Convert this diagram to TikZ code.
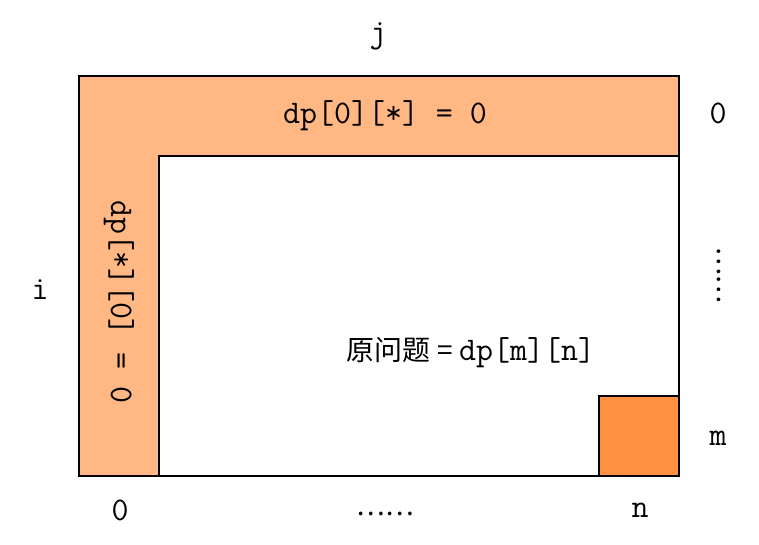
\documentclass[tikz,border=0pt]{standalone}
\usepackage{fontspec}
\newfontfamily\cjk{Noto Sans CJK SC}
\usetikzlibrary{positioning}
\definecolor{bandorange}{HTML}{FFB884}
\definecolor{goalorange}{HTML}{FF9142}
\tikzset{
  cell/.style={draw=black, line width=2pt, inner sep=0pt, outer sep=0pt},
  lbl/.style={inner sep=0pt, font=\ttfamily\fontsize{33}{38}\selectfont},
  dots/.style={inner sep=0pt, font=\cjk\fontsize{27}{32}\selectfont}
}
\begin{document}
\begin{tikzpicture}[x=1pt,y=-1pt]
\useasboundingbox (0,0) rectangle (759,545);

% dp table with its border rows
\node[cell, fill=bandorange, minimum width=600pt, minimum height=400pt]
  (table) at (379,276) {};
\node[cell, fill=white, minimum width=520pt, minimum height=320pt]
  (inner) at (419,316) {};
\node[cell, fill=goalorange, minimum width=80pt, minimum height=80pt]
  (goal) at (639,436) {};

\node[lbl] (toprow) at (385,116) {dp[0][*] = 0};
\node[lbl, rotate=-90] (leftcol) at (119,302) {dp[*][0] = 0};

\node[lbl] (target) at (471,353)
  {{\cjk\fontsize{28}{32}\selectfont 原问题 = }dp[m][n]};

% indices
\node[lbl] (j) at (378,36) {j};
\node[lbl] (i) at (40,290) {i};
\node[lbl] (row0) at (718,113) {0};
\node[dots, rotate=90] (rowdots) at (719,276) {……};
\node[lbl] (rowm) at (718,438) {m};
\node[lbl] (col0) at (120,510) {0};
\node[dots] (coldots) at (385,514) {……};
\node[lbl] (coln) at (640,510) {n};

\end{tikzpicture}
\end{document}
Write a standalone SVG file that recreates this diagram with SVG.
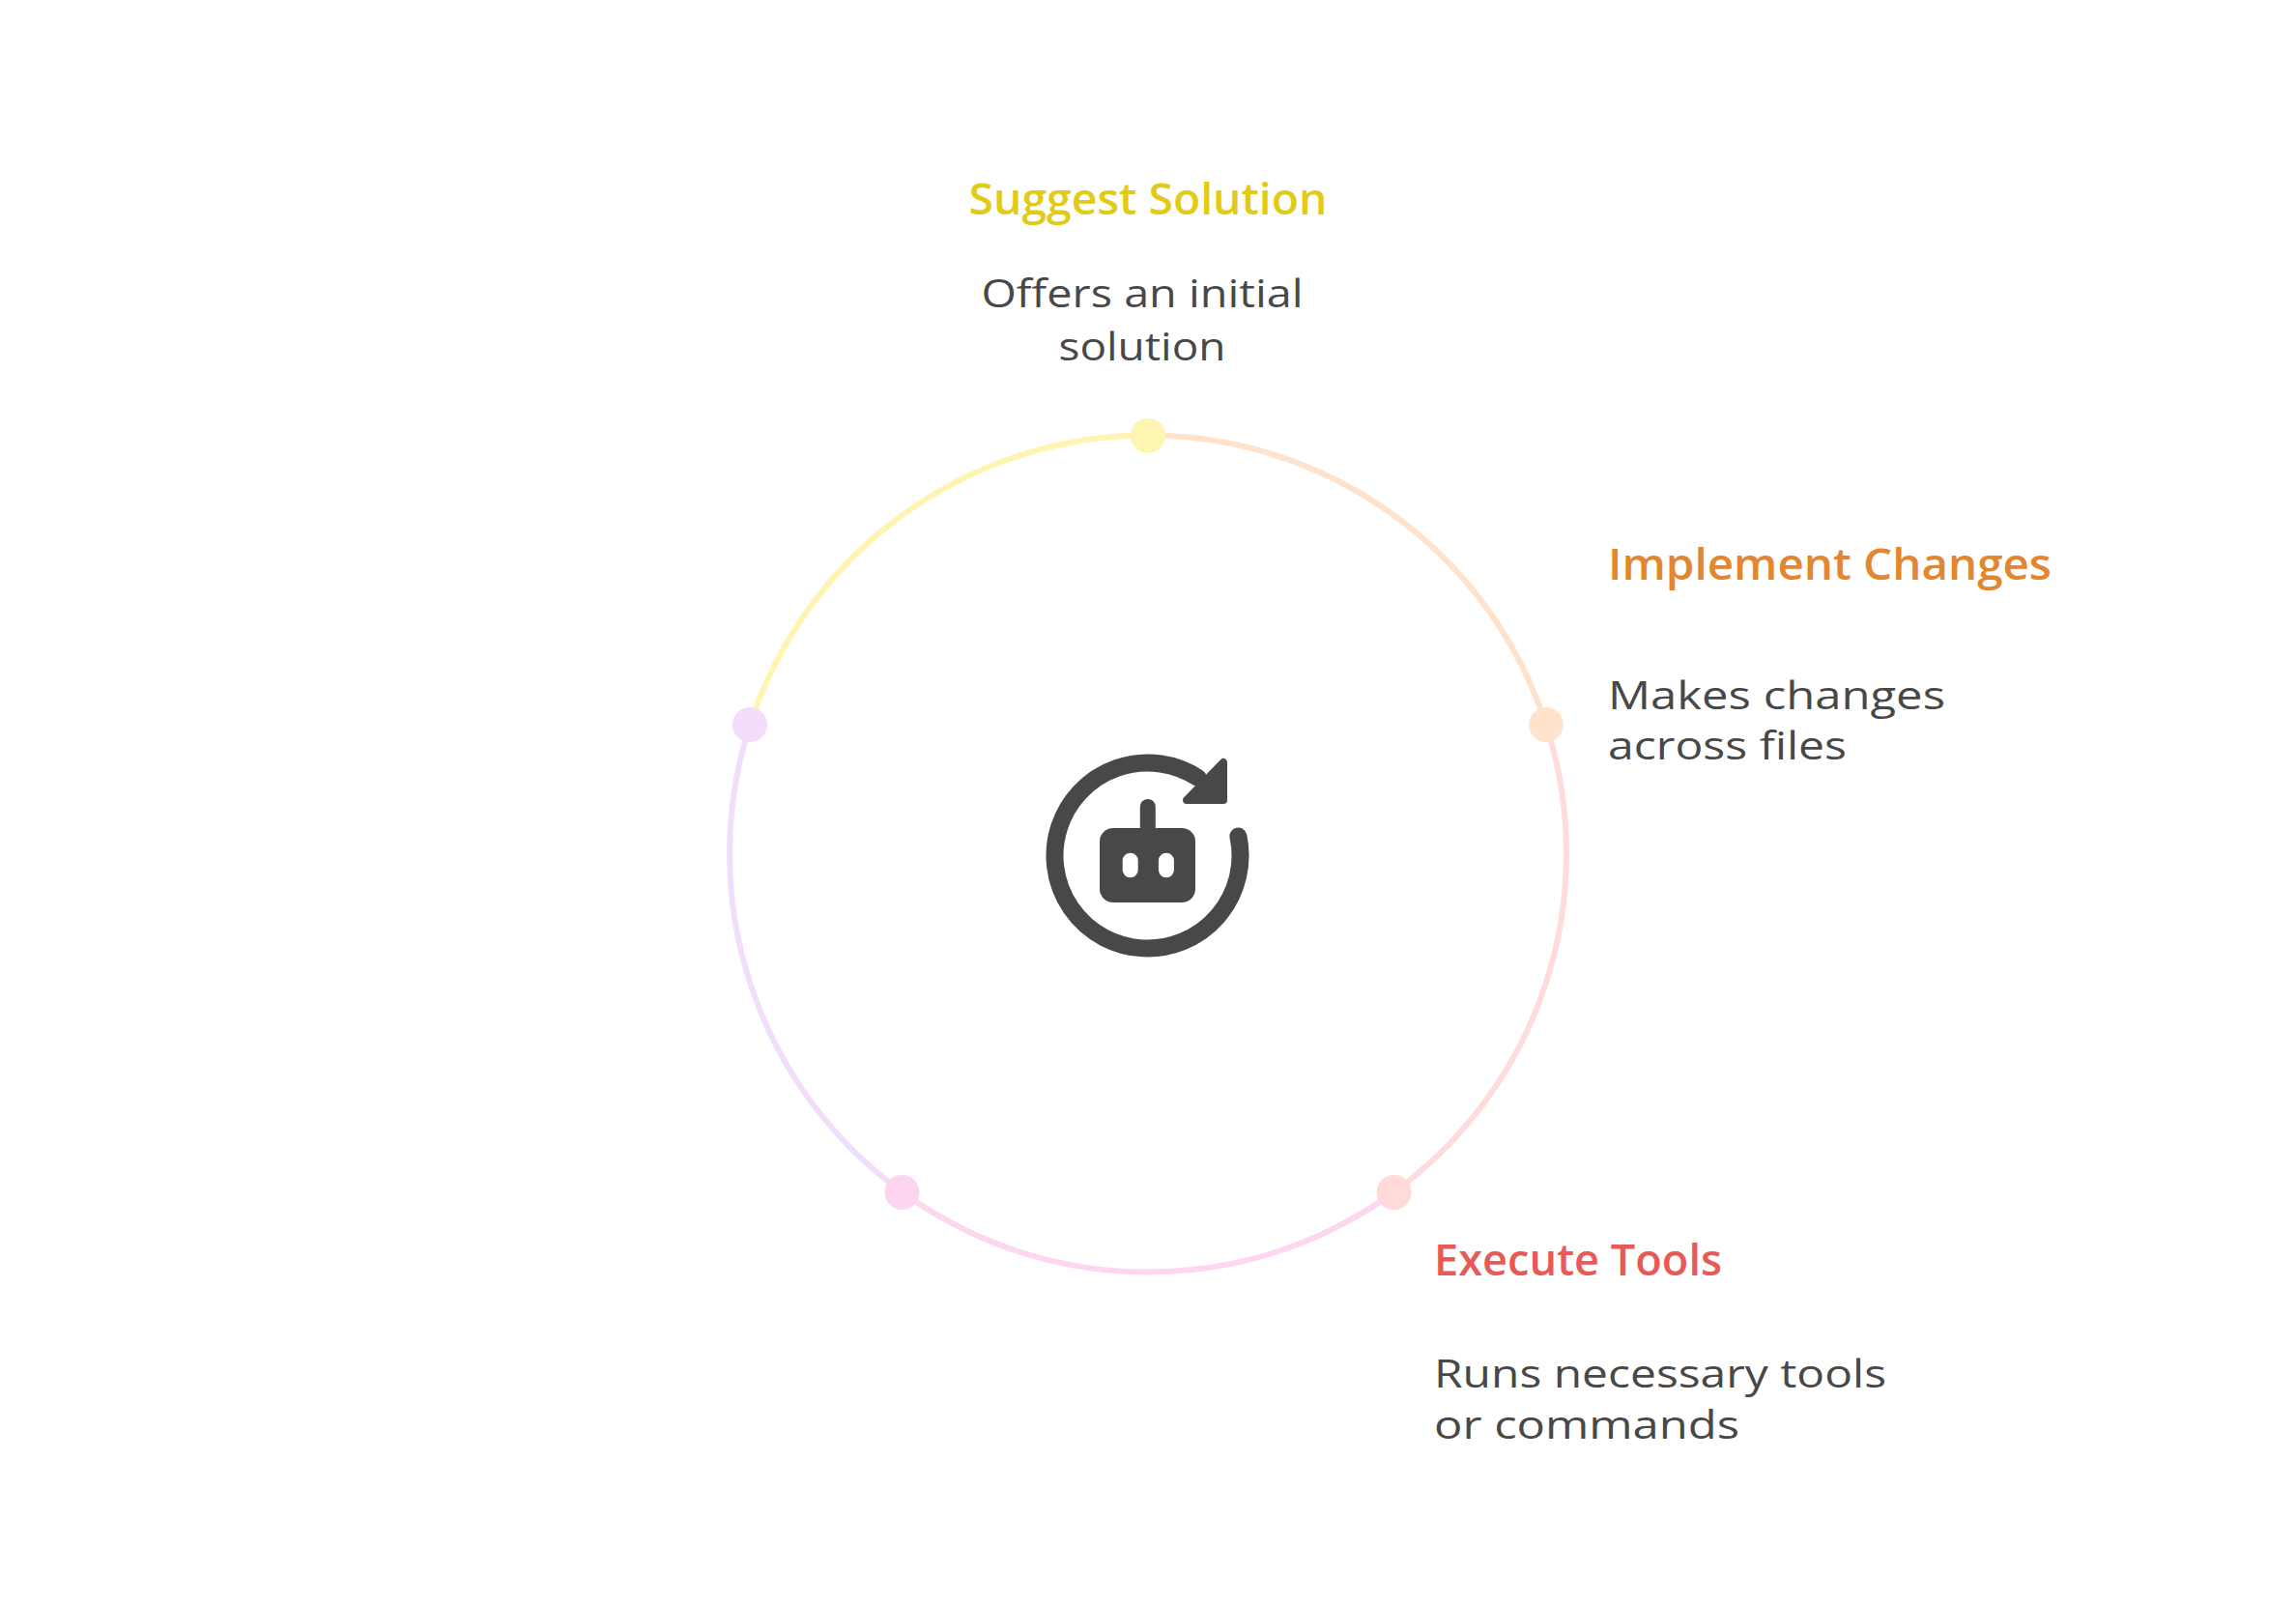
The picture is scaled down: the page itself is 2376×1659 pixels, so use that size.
<svg xmlns="http://www.w3.org/2000/svg" width="2376" height="1659" viewBox="0 0 2376 1659">
<style>
.title{font-family:"Open Sans","Liberation Sans",sans-serif;font-weight:600;font-size:46px}
.desc{font-family:"Open Sans","Liberation Sans",sans-serif;font-weight:400;font-size:41px;fill:#484848}
.arc{fill:none;stroke-width:6}
</style>
<rect width="2376" height="1659" fill="#ffffff"/>
<g id="connectors">
<path class="arc" stroke="#ffe2cb" d="M1188 450.5 A433 433 0 0 1 1599.8 749.7"/>
<path class="arc" stroke="#ffdcdb" d="M1599.8 749.7 A433 433 0 0 1 1442.5 1233.8"/>
<path class="arc" stroke="#fdd6f0" d="M1442.5 1233.8 A433 433 0 0 1 933.5 1233.8"/>
<path class="arc" stroke="#f2defb" d="M933.5 1233.8 A433 433 0 0 1 776.2 749.7"/>
<path class="arc" stroke="#fff5b3" d="M776.2 749.7 A433 433 0 0 1 1188 450.5"/>
</g>
<g id="node-suggest">
<circle cx="1188" cy="451" r="18" fill="#fff5b3"/>
<text class="title" x="1188" y="222" text-anchor="middle" fill="#e2cb17" textLength="371" lengthAdjust="spacingAndGlyphs">Suggest Solution</text>
<text class="desc" x="1182" y="318" text-anchor="middle" textLength="333" lengthAdjust="spacingAndGlyphs">Offers an initial</text>
<text class="desc" x="1182" y="373" text-anchor="middle" textLength="173" lengthAdjust="spacingAndGlyphs">solution</text>
</g>
<g id="node-implement">
<circle cx="1600" cy="750" r="18" fill="#ffe3cc"/>
<text class="title" x="1664" y="600" fill="#e2862f" textLength="459" lengthAdjust="spacingAndGlyphs">Implement Changes</text>
<text class="desc" x="1664" y="734" textLength="349" lengthAdjust="spacingAndGlyphs">Makes changes</text>
<text class="desc" x="1664" y="786" textLength="247" lengthAdjust="spacingAndGlyphs">across files</text>
</g>
<g id="node-execute">
<circle cx="1442.5" cy="1234" r="18" fill="#ffdad8"/>
<text class="title" x="1484" y="1320" fill="#e85a57" textLength="298" lengthAdjust="spacingAndGlyphs">Execute Tools</text>
<text class="desc" x="1484" y="1436" textLength="468" lengthAdjust="spacingAndGlyphs">Runs necessary tools</text>
<text class="desc" x="1484" y="1489" textLength="316" lengthAdjust="spacingAndGlyphs">or commands</text>
</g>
<g id="node-bottom-left">
<circle cx="933.5" cy="1234" r="18" fill="#fdd5ef"/>
</g>
<g id="node-left">
<circle cx="776" cy="750" r="18" fill="#f3dcfc"/>
</g>
<g id="center-icon">
<path d="M1281.4 865.5 A96 96 0 1 1 1239.8 805" fill="none" stroke="#484848" stroke-width="18" stroke-linecap="round"/>
<polygon points="1266,789 1266,828 1228,828" fill="#484848" stroke="#484848" stroke-width="8" stroke-linejoin="round"/>
<line x1="1187.8" y1="835" x2="1187.8" y2="862" stroke="#484848" stroke-width="16" stroke-linecap="round"/>
<rect x="1138" y="857" width="99" height="77" rx="14" fill="#484848"/>
<rect x="1161.7" y="882.7" width="16" height="25.6" rx="8" fill="#ffffff"/>
<rect x="1198.9" y="882.7" width="16" height="25.6" rx="8" fill="#ffffff"/>
</g>
</svg>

========

- **Task description**
Transcribe the listing above verbatim. Omit the pictures.

- **Result below**
Convert this diagram to TikZ code.
\documentclass[tikz,border=0pt]{standalone}
\usepackage{fontspec}
\newfontfamily\cjk{Noto Sans CJK SC}
\usetikzlibrary{positioning}
\definecolor{bandorange}{HTML}{FFB884}
\definecolor{goalorange}{HTML}{FF9142}
\tikzset{
  cell/.style={draw=black, line width=2pt, inner sep=0pt, outer sep=0pt},
  lbl/.style={inner sep=0pt, font=\ttfamily\fontsize{33}{38}\selectfont},
  dots/.style={inner sep=0pt, font=\cjk\fontsize{27}{32}\selectfont}
}
\begin{document}
\begin{tikzpicture}[x=1pt,y=-1pt]
\useasboundingbox (0,0) rectangle (759,545);

% dp table with its border rows
\node[cell, fill=bandorange, minimum width=600pt, minimum height=400pt]
  (table) at (379,276) {};
\node[cell, fill=white, minimum width=520pt, minimum height=320pt]
  (inner) at (419,316) {};
\node[cell, fill=goalorange, minimum width=80pt, minimum height=80pt]
  (goal) at (639,436) {};

\node[lbl] (toprow) at (385,116) {dp[0][*] = 0};
\node[lbl, rotate=-90] (leftcol) at (119,302) {dp[*][0] = 0};

\node[lbl] (target) at (471,353)
  {{\cjk\fontsize{28}{32}\selectfont 原问题 = }dp[m][n]};

% indices
\node[lbl] (j) at (378,36) {j};
\node[lbl] (i) at (40,290) {i};
\node[lbl] (row0) at (718,113) {0};
\node[dots, rotate=90] (rowdots) at (719,276) {……};
\node[lbl] (rowm) at (718,438) {m};
\node[lbl] (col0) at (120,510) {0};
\node[dots] (coldots) at (385,514) {……};
\node[lbl] (coln) at (640,510) {n};

\end{tikzpicture}
\end{document}
Write a standalone SVG file that recreates this diagram with SVG.
The picture is scaled down: the page itself is 2376×1659 pixels, so use that size.
<svg xmlns="http://www.w3.org/2000/svg" width="2376" height="1659" viewBox="0 0 2376 1659">
<style>
.title{font-family:"Open Sans","Liberation Sans",sans-serif;font-weight:600;font-size:46px}
.desc{font-family:"Open Sans","Liberation Sans",sans-serif;font-weight:400;font-size:41px;fill:#484848}
.arc{fill:none;stroke-width:6}
</style>
<rect width="2376" height="1659" fill="#ffffff"/>
<g id="connectors">
<path class="arc" stroke="#ffe2cb" d="M1188 450.5 A433 433 0 0 1 1599.8 749.7"/>
<path class="arc" stroke="#ffdcdb" d="M1599.8 749.7 A433 433 0 0 1 1442.5 1233.8"/>
<path class="arc" stroke="#fdd6f0" d="M1442.5 1233.8 A433 433 0 0 1 933.5 1233.8"/>
<path class="arc" stroke="#f2defb" d="M933.5 1233.8 A433 433 0 0 1 776.2 749.7"/>
<path class="arc" stroke="#fff5b3" d="M776.2 749.7 A433 433 0 0 1 1188 450.5"/>
</g>
<g id="node-suggest">
<circle cx="1188" cy="451" r="18" fill="#fff5b3"/>
<text class="title" x="1188" y="222" text-anchor="middle" fill="#e2cb17" textLength="371" lengthAdjust="spacingAndGlyphs">Suggest Solution</text>
<text class="desc" x="1182" y="318" text-anchor="middle" textLength="333" lengthAdjust="spacingAndGlyphs">Offers an initial</text>
<text class="desc" x="1182" y="373" text-anchor="middle" textLength="173" lengthAdjust="spacingAndGlyphs">solution</text>
</g>
<g id="node-implement">
<circle cx="1600" cy="750" r="18" fill="#ffe3cc"/>
<text class="title" x="1664" y="600" fill="#e2862f" textLength="459" lengthAdjust="spacingAndGlyphs">Implement Changes</text>
<text class="desc" x="1664" y="734" textLength="349" lengthAdjust="spacingAndGlyphs">Makes changes</text>
<text class="desc" x="1664" y="786" textLength="247" lengthAdjust="spacingAndGlyphs">across files</text>
</g>
<g id="node-execute">
<circle cx="1442.5" cy="1234" r="18" fill="#ffdad8"/>
<text class="title" x="1484" y="1320" fill="#e85a57" textLength="298" lengthAdjust="spacingAndGlyphs">Execute Tools</text>
<text class="desc" x="1484" y="1436" textLength="468" lengthAdjust="spacingAndGlyphs">Runs necessary tools</text>
<text class="desc" x="1484" y="1489" textLength="316" lengthAdjust="spacingAndGlyphs">or commands</text>
</g>
<g id="node-bottom-left">
<circle cx="933.5" cy="1234" r="18" fill="#fdd5ef"/>
</g>
<g id="node-left">
<circle cx="776" cy="750" r="18" fill="#f3dcfc"/>
</g>
<g id="center-icon">
<path d="M1281.4 865.5 A96 96 0 1 1 1239.8 805" fill="none" stroke="#484848" stroke-width="18" stroke-linecap="round"/>
<polygon points="1266,789 1266,828 1228,828" fill="#484848" stroke="#484848" stroke-width="8" stroke-linejoin="round"/>
<line x1="1187.8" y1="835" x2="1187.8" y2="862" stroke="#484848" stroke-width="16" stroke-linecap="round"/>
<rect x="1138" y="857" width="99" height="77" rx="14" fill="#484848"/>
<rect x="1161.7" y="882.7" width="16" height="25.6" rx="8" fill="#ffffff"/>
<rect x="1198.9" y="882.7" width="16" height="25.6" rx="8" fill="#ffffff"/>
</g>
</svg>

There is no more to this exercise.